En partageant la honte entre opprimés, on la retourne contre le système.

C. Riquier – Vos ouvrages ont également en commun de donner un tour dialectique à l’affect que vous étudiez, en le plaçant ailleurs qu’à l’endroit où on le situe d’ordinaire. Le plaisir est souvent considéré comme bourgeois et la gauche s’en méfie par refus de se compromettre avec l’ordre établi. On pense au terme d’« agrément », qui désigne à la fois le plaisir que l’on prend et le fait d’accepter l’état de la société tel qu’il est, d’y agréer : ce plaisir vient consolider l’idéologie de classe des oppresseurs. La honte se situe généralement, au contraire, du côté des opprimés. Sous le regard intériorisé de l’autre, elle est une manière pour les oppresseurs d’assigner chacun à sa place, en l’accablant d’humiliations et de remords. Vous reprenez chacun ces sentiments pour les subvertir et les faire changer de camp. Michaël Fœssel, vous dites que le plaisir n’est pas seulement bourgeois, qu’il peut être récupéré par ceux qui en sont dépourvus, tandis que Frédéric Gros, vous considérez qu’il faut que la honte change de camp pour renvoyer les oppresseurs à leur propre honte cachée.

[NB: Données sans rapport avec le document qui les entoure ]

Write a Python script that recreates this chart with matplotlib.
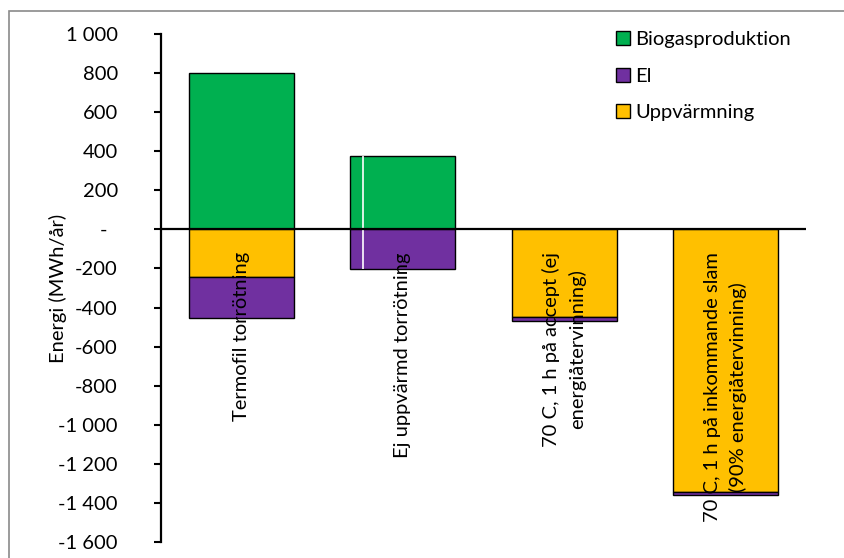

F. Gros – Ce qui fait le passage entre ces deux sentiments repose dans la mise en commun. Tant que le plaisir et la honte sont privatisés, ils sont maintenus dans l’horizon de l’abus et de la violence.

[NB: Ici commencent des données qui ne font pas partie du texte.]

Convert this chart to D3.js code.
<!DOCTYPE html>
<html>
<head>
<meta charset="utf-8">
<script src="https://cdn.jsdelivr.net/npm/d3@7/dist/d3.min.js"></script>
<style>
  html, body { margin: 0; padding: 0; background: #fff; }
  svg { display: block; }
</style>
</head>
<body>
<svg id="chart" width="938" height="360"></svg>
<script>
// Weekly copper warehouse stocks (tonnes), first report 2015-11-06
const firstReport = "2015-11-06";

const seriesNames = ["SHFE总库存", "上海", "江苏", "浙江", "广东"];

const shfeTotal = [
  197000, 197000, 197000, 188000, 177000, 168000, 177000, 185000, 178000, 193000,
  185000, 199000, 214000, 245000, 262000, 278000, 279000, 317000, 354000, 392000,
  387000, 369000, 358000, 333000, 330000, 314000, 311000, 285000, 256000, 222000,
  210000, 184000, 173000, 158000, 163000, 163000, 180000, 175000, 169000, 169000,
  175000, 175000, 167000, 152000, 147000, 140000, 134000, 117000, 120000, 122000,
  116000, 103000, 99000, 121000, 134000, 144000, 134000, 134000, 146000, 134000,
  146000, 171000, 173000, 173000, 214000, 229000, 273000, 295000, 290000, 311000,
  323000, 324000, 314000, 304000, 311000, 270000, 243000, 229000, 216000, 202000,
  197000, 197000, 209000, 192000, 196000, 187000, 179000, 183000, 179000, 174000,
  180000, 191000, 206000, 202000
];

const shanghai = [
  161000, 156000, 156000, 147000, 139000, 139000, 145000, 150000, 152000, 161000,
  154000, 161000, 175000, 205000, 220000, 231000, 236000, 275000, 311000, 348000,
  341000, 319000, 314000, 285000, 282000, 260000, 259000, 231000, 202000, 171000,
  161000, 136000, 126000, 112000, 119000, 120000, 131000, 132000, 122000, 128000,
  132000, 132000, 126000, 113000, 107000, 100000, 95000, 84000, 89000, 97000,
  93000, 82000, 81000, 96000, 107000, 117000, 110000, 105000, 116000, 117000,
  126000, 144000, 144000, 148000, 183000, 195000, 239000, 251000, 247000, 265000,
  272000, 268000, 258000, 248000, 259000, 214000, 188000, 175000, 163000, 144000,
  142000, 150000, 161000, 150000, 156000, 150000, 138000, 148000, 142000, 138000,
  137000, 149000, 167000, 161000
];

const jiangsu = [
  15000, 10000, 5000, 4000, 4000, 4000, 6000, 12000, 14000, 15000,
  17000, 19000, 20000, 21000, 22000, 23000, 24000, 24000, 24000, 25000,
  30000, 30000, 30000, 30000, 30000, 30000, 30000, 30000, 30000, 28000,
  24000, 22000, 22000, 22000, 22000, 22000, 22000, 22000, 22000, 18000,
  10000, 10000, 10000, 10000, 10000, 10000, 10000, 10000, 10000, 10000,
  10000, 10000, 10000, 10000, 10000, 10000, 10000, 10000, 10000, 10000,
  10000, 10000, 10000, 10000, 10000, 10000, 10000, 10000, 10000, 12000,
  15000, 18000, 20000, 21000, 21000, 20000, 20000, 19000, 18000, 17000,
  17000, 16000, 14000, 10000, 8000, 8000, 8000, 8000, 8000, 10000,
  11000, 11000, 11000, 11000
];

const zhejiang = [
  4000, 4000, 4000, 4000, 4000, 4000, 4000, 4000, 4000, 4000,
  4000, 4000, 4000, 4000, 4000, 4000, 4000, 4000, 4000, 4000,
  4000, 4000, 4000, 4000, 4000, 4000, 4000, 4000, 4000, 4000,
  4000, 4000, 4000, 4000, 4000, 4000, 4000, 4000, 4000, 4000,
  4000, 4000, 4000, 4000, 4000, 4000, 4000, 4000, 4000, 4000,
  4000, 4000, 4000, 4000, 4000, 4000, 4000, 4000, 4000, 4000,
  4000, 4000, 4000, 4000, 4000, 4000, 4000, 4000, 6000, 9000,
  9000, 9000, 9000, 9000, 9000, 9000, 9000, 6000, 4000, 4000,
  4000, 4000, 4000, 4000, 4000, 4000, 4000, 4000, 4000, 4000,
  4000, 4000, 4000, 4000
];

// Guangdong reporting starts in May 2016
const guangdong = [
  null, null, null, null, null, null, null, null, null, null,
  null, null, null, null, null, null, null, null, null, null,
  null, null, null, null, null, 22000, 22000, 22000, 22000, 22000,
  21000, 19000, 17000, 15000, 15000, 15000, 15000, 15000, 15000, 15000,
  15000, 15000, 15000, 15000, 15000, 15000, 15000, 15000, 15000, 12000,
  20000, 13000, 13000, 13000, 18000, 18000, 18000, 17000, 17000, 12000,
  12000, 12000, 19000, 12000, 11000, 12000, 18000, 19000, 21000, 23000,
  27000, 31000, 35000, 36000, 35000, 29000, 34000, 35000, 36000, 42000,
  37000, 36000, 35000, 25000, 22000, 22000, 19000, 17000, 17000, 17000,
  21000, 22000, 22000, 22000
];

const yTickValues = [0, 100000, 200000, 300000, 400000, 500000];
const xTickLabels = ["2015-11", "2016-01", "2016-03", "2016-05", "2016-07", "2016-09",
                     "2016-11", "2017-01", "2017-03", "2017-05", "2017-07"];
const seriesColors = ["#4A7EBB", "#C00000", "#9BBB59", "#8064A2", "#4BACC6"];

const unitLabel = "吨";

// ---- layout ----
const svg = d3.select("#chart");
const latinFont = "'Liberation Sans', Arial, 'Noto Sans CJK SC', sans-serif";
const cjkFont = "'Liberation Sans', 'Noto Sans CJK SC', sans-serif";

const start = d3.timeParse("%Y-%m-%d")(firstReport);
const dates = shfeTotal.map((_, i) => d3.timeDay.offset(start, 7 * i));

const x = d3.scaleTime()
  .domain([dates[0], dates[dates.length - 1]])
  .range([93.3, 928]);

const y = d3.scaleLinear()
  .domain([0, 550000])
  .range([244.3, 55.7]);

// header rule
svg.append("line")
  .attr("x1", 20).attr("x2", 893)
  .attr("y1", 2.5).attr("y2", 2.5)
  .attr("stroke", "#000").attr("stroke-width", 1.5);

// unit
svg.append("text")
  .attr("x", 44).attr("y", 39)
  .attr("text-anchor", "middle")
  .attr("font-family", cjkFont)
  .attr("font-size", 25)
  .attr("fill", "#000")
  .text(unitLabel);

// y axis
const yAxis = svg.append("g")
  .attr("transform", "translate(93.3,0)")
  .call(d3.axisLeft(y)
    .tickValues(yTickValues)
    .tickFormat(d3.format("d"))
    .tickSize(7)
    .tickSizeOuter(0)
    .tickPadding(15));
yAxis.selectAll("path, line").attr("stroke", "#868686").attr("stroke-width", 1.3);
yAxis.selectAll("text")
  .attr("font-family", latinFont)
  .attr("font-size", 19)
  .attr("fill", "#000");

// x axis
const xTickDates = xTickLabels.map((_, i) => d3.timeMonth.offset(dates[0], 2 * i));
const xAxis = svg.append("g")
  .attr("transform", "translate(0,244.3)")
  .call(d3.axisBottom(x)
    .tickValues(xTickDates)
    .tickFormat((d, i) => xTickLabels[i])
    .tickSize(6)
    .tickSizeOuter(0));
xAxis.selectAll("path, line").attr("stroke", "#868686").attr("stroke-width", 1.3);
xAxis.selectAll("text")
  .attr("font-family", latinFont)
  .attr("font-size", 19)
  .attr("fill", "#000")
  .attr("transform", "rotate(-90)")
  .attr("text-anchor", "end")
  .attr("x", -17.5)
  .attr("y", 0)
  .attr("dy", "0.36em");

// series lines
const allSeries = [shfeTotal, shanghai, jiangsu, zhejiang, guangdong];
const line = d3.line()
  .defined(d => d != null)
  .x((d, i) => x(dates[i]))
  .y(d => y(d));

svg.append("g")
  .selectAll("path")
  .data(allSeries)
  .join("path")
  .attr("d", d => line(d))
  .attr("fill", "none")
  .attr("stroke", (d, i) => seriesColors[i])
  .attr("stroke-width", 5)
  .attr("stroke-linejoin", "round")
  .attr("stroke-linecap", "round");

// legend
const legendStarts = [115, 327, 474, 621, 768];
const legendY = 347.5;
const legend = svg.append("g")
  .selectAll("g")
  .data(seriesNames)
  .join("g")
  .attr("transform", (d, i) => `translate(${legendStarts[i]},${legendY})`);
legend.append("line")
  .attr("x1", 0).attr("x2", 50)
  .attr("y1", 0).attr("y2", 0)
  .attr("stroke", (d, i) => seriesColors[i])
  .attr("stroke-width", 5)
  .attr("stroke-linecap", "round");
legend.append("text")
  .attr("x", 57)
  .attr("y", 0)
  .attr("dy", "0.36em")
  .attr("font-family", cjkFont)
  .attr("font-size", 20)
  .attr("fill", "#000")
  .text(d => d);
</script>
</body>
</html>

M. Fœssel – Les hontes rendent impuissant à partir du moment où elles ramènent l’individu à la certitude de son isolement. Le corps qui a honte ou le corps qui jouit de lui seul est ramené à sa solitude. Il faut réintroduire ici de la dialectique. On dit souvent que la gauche a perdu l’avenir et que l’image de la catastrophe s’est substituée à celle du progrès. Cela vaut aussi au niveau des affects : le plaisir, comme ce qui remet en cause l’identité de l’individu d’une manière heureuse, est largement méconnu dans un contexte où l’événement est perçu comme une menace. En effet, pour des personnes pauvres ou vulnérables, la nouveauté rime souvent avec la perspective d’une aggravation sociale ou psychique. Il y a comme une intériorisation de ce qu’un événement ne survient que sous la modalité de la violence, de l’appauvrissement ou du traumatisme. J’admets jusqu’à un certain point que la valorisation du plaisir dans sa dimension politique est un « problème de riche », un problème pour ceux que la peur du lendemain n’assaille pas. À l’inverse, la honte, y compris celle que l’on peut ressentir dans certaines de nos jouissances, nous ramène à la conscience de la précarité du temps social.

Il est trop souvent convenu que l’éros n’est plus une puissance de subversion.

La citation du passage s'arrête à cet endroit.